Saturday, 3 January 2015

A Genuinely Good Christian Film…

Most "Christian" films I watch leave me annoyed, either because they are too blatant and in your face, or they go so far off script (Like Noah) that you really wonder if you're watching the film you thought you'd paid to see.

So, off the back of this recommendation, I watched this refreshingly different film:



The reviewer said:
Good Christian Movies Are Being Made, but They're Being Ignored.

Audiences largely ignored Believe Me and The Song, which is a true shame, because both movies are explicitly Christian and both made for compelling viewing...

Believe Me is ... a roaring satire of Christian ministry that doubles as a goofy heist movie. It follows three college students who come up with a fake, charity: water-type ministry to pay off their student loans, and then struggle to keep up the act. Watching these guys try to learn the ins and outs of Christian culture is about as funny as any movie got in 2014.

It's not completely clear why these movies failed to capture the same word-of-mouth buzz that accompanied God's Not Dead, but it may be that both ignored lesson No. 2. The morals were not on the bottom shelf, served piping hot and easy to digest. Believe Me avoided easy answers, and The Song did not encourage audiences to text any spiritual imperatives to wayward friends. In short, both movies might have been just a little too challenging.
I think the reviewer is spot on.

It's a film that will make many Christians both laugh and cringe as they see themselves cleverly and satirically reflected in some of the characters. (I was a bit like Gabriel in my university days.) It also shows how the machine of "Christian Industry" plays in the murky shadows of less than squeaky clean ethical practices justifying it with the excuse of protecting the Faithful and the reputation of the ministry.
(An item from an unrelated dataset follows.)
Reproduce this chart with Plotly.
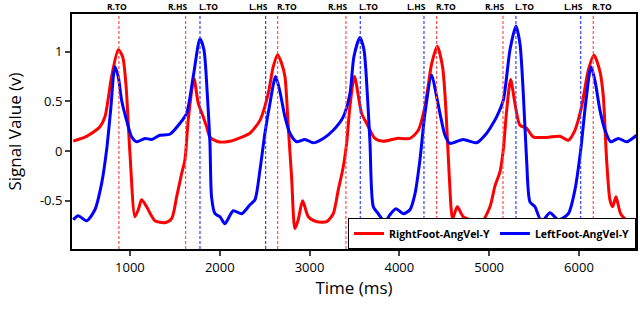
import plotly.graph_objects as go

# ---- data ----
right_t = [369, 499, 591, 666, 722, 796, 870, 919, 955, 1000, 1056, 1093, 1130, 1186, 1278, 1390, 1464, 1520,
           1576, 1612, 1649, 1713, 1761, 1816, 1854, 1891, 1983, 2114, 2225, 2336, 2448, 2540, 2596, 2645, 2690,
           2726, 2763, 2800, 2837, 2874, 2923, 2986, 3079, 3190, 3264, 3320, 3375, 3413, 3450, 3500, 3580, 3636,
           3728, 3821, 3970, 4118, 4211, 4285, 4360, 4422, 4481, 4519, 4556, 4593, 4645, 4712, 4823, 4916, 5009,
           5065, 5120, 5157, 5195, 5239, 5287, 5343, 5417, 5491, 5640, 5788, 5881, 5955, 6030, 6104, 6167, 6234,
           6271, 6308, 6345, 6375, 6412, 6464, 6549, 6642]
right_v = [0.10, 0.14, 0.19, 0.245, 0.345, 0.75, 1.02, 0.95, 0.68, -0.02, -0.66, -0.59, -0.49, -0.56, -0.70, -0.72,
           -0.68, -0.46, -0.225, -0.09, 0.31, 0.73, 0.48, 0.345, 0.245, 0.14, 0.094, 0.10, 0.134, 0.18, 0.31, 0.58,
           0.85, 0.97, 0.88, 0.75, 0.245, -0.26, -0.78, -0.69, -0.50, -0.66, -0.71, -0.71, -0.63, -0.39, -0.16, 0.08,
           0.45, 0.75, 0.38, 0.28, 0.128, 0.10, 0.128, 0.128, 0.21, 0.45, 0.88, 1.056, 0.85, 0.41, -0.26, -0.68,
           -0.56, -0.66, -0.70, -0.71, -0.56, -0.35, -0.21, 0.01, 0.41, 0.72, 0.48, 0.26, 0.23, 0.144, 0.138, 0.15,
           0.11, 0.21, 0.45, 0.815, 0.966, 0.80, 0.55, -0.09, -0.49, -0.56, -0.46, -0.63, -0.71, -0.76]

left_t = [369, 424, 518, 610, 685, 740, 785, 833, 870, 908, 963, 1019, 1075, 1167, 1242, 1334, 1445, 1557, 1631,
          1705, 1780, 1824, 1861, 1891, 1909, 1947, 2002, 2058, 2150, 2244, 2336, 2392, 2448, 2503, 2559, 2622, 2670,
          2726, 2782, 2856, 2949, 3041, 3153, 3264, 3375, 3450, 3494, 3561, 3606, 3643, 3673, 3710, 3765, 3840, 3895,
          3962, 4043, 4118, 4174, 4229, 4285, 4360, 4408, 4452, 4508, 4563, 4712, 4860, 4972, 5030, 5083, 5157, 5232,
          5298, 5343, 5380, 5417, 5454, 5510, 5584, 5677, 5770, 5881, 5955, 6019, 6078, 6134, 6178, 6234, 6290, 6353,
          6438, 6531, 6642]
left_v = [-0.69, -0.65, -0.70, -0.59, -0.325, 0.01, 0.41, 0.85, 0.75, 0.51, 0.31, 0.144, 0.094, 0.128, 0.118, 0.16,
          0.17, 0.28, 0.38, 0.75, 1.13, 1.02, 0.58, 0.08, -0.46, -0.63, -0.66, -0.73, -0.60, -0.63, -0.54, -0.49,
          -0.19, 0.18, 0.48, 0.75, 0.60, 0.345, 0.18, 0.094, 0.118, 0.084, 0.128, 0.21, 0.345, 0.58, 0.95, 1.144,
          1.02, 0.58, 0.08, -0.56, -0.63, -0.71, -0.64, -0.58, -0.63, -0.59, -0.43, -0.09, 0.38, 0.765, 0.58, 0.38,
          0.16, 0.077, 0.118, 0.084, 0.18, 0.26, 0.345, 0.51, 1.02, 1.26, 1.08, 0.58, -0.09, -0.51, -0.56, -0.71,
          -0.62, -0.69, -0.63, -0.39, 0.01, 0.51, 0.85, 0.71, 0.41, 0.21, 0.094, 0.128, 0.094, 0.16]

event_t = [877, 1620, 1780, 2511, 2645, 3405, 3565, 4274, 4415, 5154, 5298, 6019, 6159]
event_label = ["R.TO", "R.HS", "L.TO", "L.HS", "R.TO", "R.HS", "L.TO", "L.HS", "R.TO", "R.HS", "L.TO", "L.HS", "R.TO"]

x_ticks = [1000, 2000, 3000, 4000, 5000, 6000]
y_ticks = [-0.5, 0, 0.5, 1]
y_tick_text = ["-0.5", "0", "0.5", "1"]

# ---- figure ----
fig = go.Figure()
fig.add_trace(go.Scatter(x=right_t, y=right_v, mode="lines", name="RightFoot-AngVel-Y",
                         line=dict(color="#ff0000", width=3, shape="spline", smoothing=0.7)))
fig.add_trace(go.Scatter(x=left_t, y=left_v, mode="lines", name="LeftFoot-AngVel-Y",
                         line=dict(color="#0000ff", width=3, shape="spline", smoothing=0.7)))

for i, (t, lab) in enumerate(zip(event_t, event_label)):
    col = "#ff4d4d" if lab.startswith("R") else "#3340ff"
    fig.add_shape(type="line", xref="x", yref="paper", x0=t, x1=t, y0=0, y1=1,
                  line=dict(color=col, width=1.2, dash="3px,2px"), layer="above")
    if i == 0:
        anchor, shift = "center", -2
    elif lab.endswith("HS"):
        anchor, shift = "right", 3
    else:
        anchor, shift = "left", -2
    fig.add_annotation(x=t, xref="x", y=1, yref="paper", yanchor="middle", yshift=8,
                       text="<b>" + lab + "</b>", showarrow=False, xanchor=anchor, xshift=shift,
                       borderpad=0, font=dict(family="Open Sans", size=8.5, color="black"))

fig.update_layout(
    width=640, height=314,
    margin=dict(l=72, r=4, t=14, b=65),
    paper_bgcolor="white", plot_bgcolor="white",
    font=dict(family="Open Sans", color="black"),
    showlegend=True,
    legend=dict(orientation="h", x=1, y=0, xanchor="right", yanchor="bottom",
                bgcolor="white", bordercolor="black", borderwidth=1,
                font=dict(family="Open Sans", size=10.5, color="black", weight="bold"),
                itemwidth=30, tracegroupgap=0),
)
fig.update_xaxes(range=[355, 6635], tickvals=x_ticks, ticks="outside", ticklen=5, tickwidth=2,
                 showline=True, linewidth=2, linecolor="black", mirror=True, showgrid=False, zeroline=False,
                 automargin=False,
                 tickfont=dict(family="Open Sans", size=13, color="black"),
                 title=dict(text="Time (ms)", font=dict(family="Open Sans", size=17, color="black"), standoff=8))
fig.update_yaxes(range=[-0.985, 1.38], tickvals=y_ticks, ticktext=y_tick_text, ticks="outside", ticklen=5,
                 tickwidth=2, showline=True, linewidth=2, linecolor="black", mirror=True, showgrid=False,
                 zeroline=False, automargin=False, tickfont=dict(family="Open Sans", size=13, color="black"),
                 title=dict(text="Signal Value (v)", font=dict(family="Open Sans", size=17, color="black"),
                            standoff=14))

fig.write_html("out.html", config={"displayModeBar": False},
               post_script="document.body.style.margin='0';document.body.style.overflow='hidden';")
And whilst we non-American Christians may be tempted to cynically (enviously?) write much of it off as a quirk of the American approach to culture and community, if we are willing to be honest for a moment, these days, we're more like that than ever, especially when we become "too big to fail" in our own eyes.

It isn't available in UK via normal channels, but you can watch interviews, trailers and outtakes or even pay for a VHX download from the official website.